There is no accountability at all on the part of those who administer church funds to the people of give them. Bishops and priests act as if ordination makes them as infallible in every area of life, just as PB16 seems to think he is.
I tithe from my personal income each month into the poor box in my church in the hope that it is a dedicated contribution that cannot be used for any other purpose. I refuse put any money into the collection basket and certainly not into the Bishop's Fund or Peter's Pence.
As for the decline in parishes and schools, note how it is the poor parishes and schools in troubled neighborhoods are the first to be closed. This is not the intent when our immigrant parents and grandparents built these parishes and schools. They were put where those who needed them most could have access--for the most part, free access. They were built to lift of the struggling, not coddle the elite.
It looks to me as if a many of the laity are waging a silent war of attrition on the institutional bureaucracy that considers itself the possessor of the true church. Let's hope it is a war that can be won.
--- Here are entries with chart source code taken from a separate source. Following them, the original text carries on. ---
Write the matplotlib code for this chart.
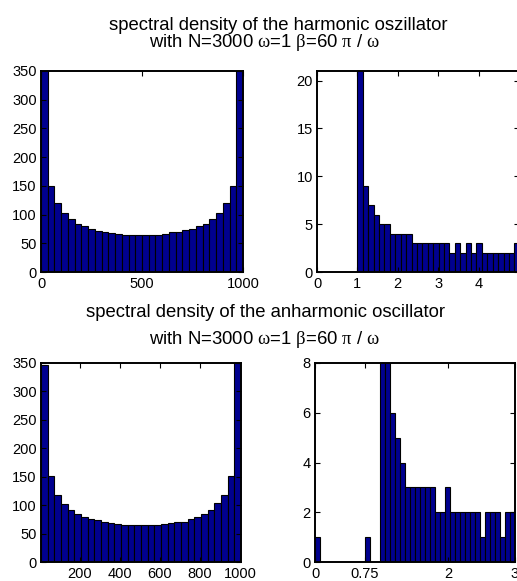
import matplotlib
matplotlib.use("Agg")
import matplotlib.pyplot as plt
import numpy as np

plt.rcParams['font.family'] = ['Liberation Sans', 'DejaVu Sans']
plt.rcParams['mathtext.fontset'] = 'custom'
plt.rcParams['mathtext.rm'] = 'Liberation Serif'

# ---- data ----
# top-left: harmonic oscillator, 30 bins over [0, 1000]
h_full_counts = [351, 150, 120, 103, 92, 84, 80, 75, 72, 70, 68, 67, 65, 65, 65,
                 65, 65, 65, 67, 69, 70, 73, 75, 80, 84, 92, 103, 120, 150, 351]
h_full_range = (0, 1000)
h_full_xticks = [0, 500, 1000]
h_full_yticks = [0, 50, 100, 150, 200, 250, 300, 350]

# top-right: harmonic oscillator, low part (bins start at 1)
h_low_start = 1.0
h_low_width = 0.134
h_low_counts = [25, 9, 7, 6, 5, 5, 4, 4, 4, 4, 3, 3, 3, 3, 3, 3, 3, 2, 3, 2,
                3, 2, 3, 2, 2, 2, 2, 2, 2, 3]
h_low_xticks = [0, 1, 2, 3, 4]
h_low_yticks = [0, 5, 10, 15, 20]

# bottom-left: anharmonic oscillator, 30 bins
a_full_counts = [346, 151, 118, 102, 91, 84, 80, 76, 73, 70, 69, 67, 65, 65, 65,
                 65, 65, 65, 66, 68, 70, 71, 76, 79, 85, 91, 103, 118, 151, 355]
a_full_range = (5, 1005)
a_full_xticks = [200, 400, 600, 800, 1000]
a_full_yticks = [0, 50, 100, 150, 200, 250, 300, 350]

# bottom-right: anharmonic oscillator, low part, 40 bins over [0, 3]
a_low_range = (0, 3)
a_low_counts = [1, 0, 0, 0, 0, 0, 0, 0, 0, 0, 1, 0, 0, 9, 9, 6, 5, 4, 3, 3,
                3, 3, 3, 3, 2, 2, 3, 2, 2, 2, 2, 2, 2, 1, 2, 2, 2, 1, 2, 2]
a_low_xticks = [0, 0.75, 2, 3]
a_low_xticklabels = ['0', '0.75', '2', '3']
a_low_yticks = [0, 2, 4, 6, 8]

title1 = "spectral density of the harmonic oszillator"
title2 = "spectral density of the anharmonic oscillator"
subtitle = r"with N=3000 $\mathrm{ω}$=1 $\mathrm{β}$=60 $\mathrm{π}$ / $\mathrm{ω}$"

BAR = '#00008F'
W, H = 517, 581
fig = plt.figure(figsize=(W / 100, H / 100), dpi=100)


def ax_at(l, r, t, b):
    return fig.add_axes([l / W, (H - b) / H, (r - l) / W, (b - t) / H])


def style(ax):
    for s in ax.spines.values():
        s.set_linewidth(1.4)
    ax.tick_params(direction='in', top=True, right=True, length=3.5, width=0.8,
                   labelsize=10.5, pad=3)
    ax.tick_params(axis='x', pad=3.5)


def draw_bins(ax, lefts, width, counts):
    ax.bar(lefts, counts, width=width, align='edge', color=BAR,
           edgecolor='black', linewidth=0.8)


# top-left
ax1 = ax_at(41, 243, 71, 272)
n = len(h_full_counts)
w = (h_full_range[1] - h_full_range[0]) / n
draw_bins(ax1, h_full_range[0] + w * np.arange(n), w, h_full_counts)
ax1.set_xlim(*h_full_range)
ax1.set_ylim(0, 350)
ax1.set_xticks(h_full_xticks)
ax1.set_yticks(h_full_yticks)
style(ax1)

# top-right
ax2 = ax_at(317, 519, 71, 272)
n = len(h_low_counts)
draw_bins(ax2, h_low_start + h_low_width * np.arange(n), h_low_width, h_low_counts)
ax2.set_xlim(0, 5)
ax2.set_ylim(0, 21)
ax2.set_xticks(h_low_xticks)
ax2.set_yticks(h_low_yticks)
style(ax2)

# bottom-left
ax3 = ax_at(41, 241, 363, 562)
n = len(a_full_counts)
w = (a_full_range[1] - a_full_range[0]) / n
draw_bins(ax3, a_full_range[0] + w * np.arange(n), w, a_full_counts)
ax3.set_xlim(*a_full_range)
ax3.set_ylim(0, 350)
ax3.set_xticks(a_full_xticks)
ax3.set_yticks(a_full_yticks)
style(ax3)

# bottom-right
ax4 = ax_at(315, 515, 363, 562)
n = len(a_low_counts)
w = (a_low_range[1] - a_low_range[0]) / n
draw_bins(ax4, a_low_range[0] + w * np.arange(n), w, a_low_counts)
ax4.set_xlim(*a_low_range)
ax4.set_ylim(0, 8)
ax4.set_xticks(a_low_xticks)
ax4.set_xticklabels(a_low_xticklabels)
ax4.set_yticks(a_low_yticks)
style(ax4)

# titles (baseline positions)
fs = 13.3
fig.text(278.5 / W, 1 - 30 / H, title1, ha='center', va='baseline', fontsize=fs)
fig.text(265 / W, 1 - 47 / H, subtitle, ha='center', va='baseline', fontsize=fs)
fig.text(266 / W, 1 - 317 / H, title2, ha='center', va='baseline', fontsize=fs)
fig.text(265 / W, 1 - 344 / H, subtitle, ha='center', va='baseline', fontsize=fs)

fig.savefig("out.png", dpi=100)
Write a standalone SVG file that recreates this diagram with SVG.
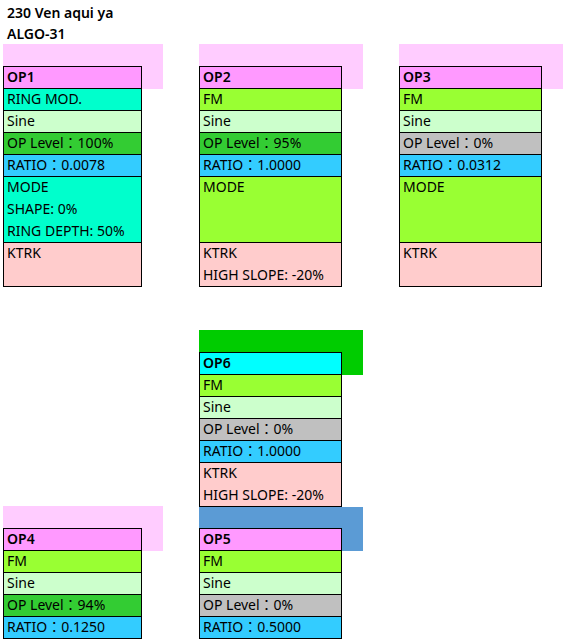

How many of these employees

How many of these employees and "leaders" who cry about their jobs and money now were the very ones who, on their own, decided to destroy the churches that were built up by the donations of those who went before them. They showed no concern for money in the church when they threw out millions of dollars of parish patrimony and then spent millions more on their new age programs and infinite banners and scented candles.